Yüzyıllar öncesine dayanır Safranbolu’nun tarihi, bir sürü uygarlığı barındırmıştır bünyesinde. Tarihi ipek yolunun da önemli bir konaklama merkezini oluşturmuştur. Ama ismini tarihi Türk Evleri ile duyurmuştur, Safranbolu Evleri’ni duymayan yoktur sanırım.

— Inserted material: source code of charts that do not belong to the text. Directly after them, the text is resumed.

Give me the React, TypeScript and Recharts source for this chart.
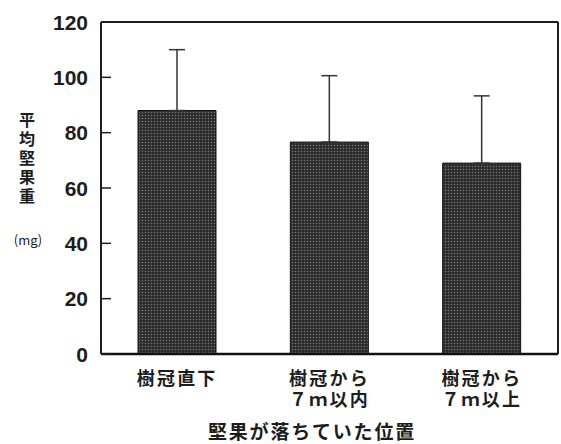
import { Bar, BarChart, CartesianGrid, ErrorBar, XAxis, YAxis } from 'recharts'

// nut drop position, mean nut weight (mg) and its SD
const places = ['樹冠直下', '樹冠から\n７ｍ以内', '樹冠から\n７ｍ以上']
const meanWeight = [88, 76.6, 69]
const sdWeight = [22, 24, 24.3]
const yTicks = [0, 20, 40, 60, 80, 100, 120]

// only the upper whisker is printed, so the lower offset is 0
const data = places.map((place, i) => ({
  place,
  mean: meanWeight[i],
  sd: [0, sdWeight[i]],
}))

const ink = '#1d1d1d'
const jp = '"Noto Sans CJK JP", sans-serif'

function YTick({ x, y, payload }: any) {
  return (
    <g>
      <line x1={x + 13} x2={x + 23} y1={y} y2={y} stroke={ink} strokeWidth={1.5} />
      <text
        x={x}
        y={y}
        dy="0.36em"
        textAnchor="end"
        fontFamily='"Liberation Sans", Arial, sans-serif'
        fontWeight="bold"
        fontSize={21}
        fill={ink}
      >
        {payload.value}
      </text>
    </g>
  )
}

// two-line category names, laid out as one html block
function XTick({ x, y, payload }: any) {
  return (
    <foreignObject x={x - 70} y={y + 13} width={140} height={50}>
      <div
        style={{
          fontFamily: jp,
          fontWeight: 'bold',
          fontSize: 18,
          letterSpacing: 2.2,
          lineHeight: '21px',
          color: ink,
          textAlign: 'center',
          whiteSpace: 'pre-line',
        }}
      >
        {payload.value}
      </div>
    </foreignObject>
  )
}

function YTitle() {
  return (
    <g fontFamily={jp} fill={ink}>
      <text
        x={27}
        y={112}
        fontSize={16}
        fontWeight="bold"
        letterSpacing={3}
        style={{ writingMode: 'vertical-rl' }}
      >
        平均堅果重
      </text>
      <text x={28} y={245} textAnchor="middle" fontSize={13}>
        (mg)
      </text>
    </g>
  )
}

function XTitle() {
  return (
    <text
      x={312}
      y={439}
      textAnchor="middle"
      fontFamily={jp}
      fontWeight="bold"
      fontSize={19}
      letterSpacing={1.8}
      fill={ink}
    >
      堅果が落ちていた位置
    </text>
  )
}

export default function App() {
  return (
    <div style={{ position: 'absolute', left: 0, top: 0, width: 561, height: 444, background: '#fff' }}>
      <svg width={0} height={0} style={{ position: 'absolute' }}>
        <defs>
          <pattern id="halftone" width={3} height={3} patternUnits="userSpaceOnUse">
            <rect width={3} height={3} fill="#2c2c2c" />
            <circle cx={1.5} cy={1.5} r={0.75} fill="#7a7a7a" />
          </pattern>
        </defs>
      </svg>
      <BarChart width={561} height={444} data={data} margin={{ top: 22, right: 3, bottom: 0, left: 0 }}>
        {/* top and right edges of the frame */}
        <CartesianGrid
          stroke={ink}
          strokeWidth={2}
          horizontalCoordinatesGenerator={({ offset }: any) => [offset.top]}
          verticalCoordinatesGenerator={({ offset }: any) => [offset.left + offset.width]}
        />
        <XAxis
          dataKey="place"
          height={90}
          tickSize={0}
          tickMargin={0}
          tick={<XTick />}
          axisLine={{ stroke: '#111', strokeWidth: 2.5 }}
          label={{ content: () => <XTitle /> }}
        />
        <YAxis
          domain={[0, 120]}
          ticks={yTicks}
          width={101}
          tickSize={0}
          tickMargin={13}
          tick={<YTick />}
          axisLine={{ stroke: ink, strokeWidth: 2 }}
          label={{ content: () => <YTitle /> }}
        />
        <Bar dataKey="mean" barSize={78} fill="url(#halftone)" stroke="#111" strokeWidth={1} isAnimationActive={false}>
          <ErrorBar dataKey="sd" direction="y" width={8} stroke="#333" strokeWidth={1.5} />
        </Bar>
      </BarChart>
    </div>
  )
}
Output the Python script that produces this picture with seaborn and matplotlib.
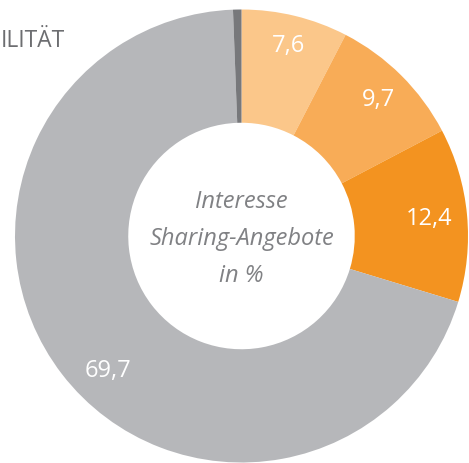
import numpy as np
import matplotlib
matplotlib.use("Agg")
import matplotlib.pyplot as plt
import seaborn as sns

categories = ["Sehr großes Interesse", "Großes Interesse", "Mittleres Interesse", "Kein Interesse", "Keine Angabe"]
values = [7.6, 9.7, 12.4, 69.7, 0.6]
labels = ["7,6", "9,7", "12,4", "69,7", ""]
colors = ["#FBC78A", "#F8AC57", "#F39320", "#B6B7BA", "#77787B"]
center_lines = ["Interesse", "Sharing-Angebote", "in %"]
header = "ILITÄT"

sns.set_theme(style="white")
plt.rcParams['font.family'] = ['Open Sans', 'DejaVu Sans']

W, H = 469, 464
fig = plt.figure(figsize=(W / 100, H / 100), dpi=100)
ax = fig.add_axes([0, 0, 1, 1])

cx, cy, R = 241.5, 237.0, 226.5
wedges, _ = ax.pie(values, colors=colors, startangle=90, counterclock=False,
                   radius=1.0, wedgeprops=dict(width=0.5, linewidth=0))

ax.set_aspect('auto')
ax.set_xlim(-cx / R, (W - cx) / R)
ax.set_ylim(-(H - cy) / R, cy / R)
ax.axis('off')

# value labels
label_r = [0.87, 0.855, 0.83, 0.835, 0]
for i, (w, lab) in enumerate(zip(wedges, labels)):
    if not lab:
        continue
    ang = np.deg2rad((w.theta1 + w.theta2) / 2)
    if i == 3:
        ang = np.deg2rad(225.3)
    r = label_r[i]
    ax.text(r * np.cos(ang), r * np.sin(ang), lab, ha='center', va='center',
            color='white', fontsize=17, fontweight='normal')

# center text
for j, line in enumerate(center_lines):
    ax.text(0, (cy - (202 + 37 * j)) / R, line, ha='center', va='center',
            color='#808184', fontsize=17, style='italic', fontweight='normal')

fig.text(0.5 / W, 1 - 41 / H, header, ha='left', va='center',
         color='#6D6E71', fontsize=16.5, fontweight='normal')

fig.savefig("out.png", dpi=100)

Bu ihtişamlı tarihi konaklar çok güzel korunmuştur. Kimisi müze ev haline getirilip, gelenlerin ziyaretine açılmıştır. O kadar güzeldir ki o konakları gezmek, haremlik selamlık bölümlerinde dolaşmak, ağlama odasının bile olduğunu öğrenmek, bütün güzelliği ile korunan yapılardaki dolap ve camların süslemelerine takılmak, cumbaların şirinliğini seyretmek. Bu kafesli pencerelerin ardından, ne gözlerin birbirini süzdüğünü düşünüp, o dönem yaşamının içinde hissetmek kendini, odalarda dolaşırken duyulan ayak seslerinin tıkırtısında kaybolmak.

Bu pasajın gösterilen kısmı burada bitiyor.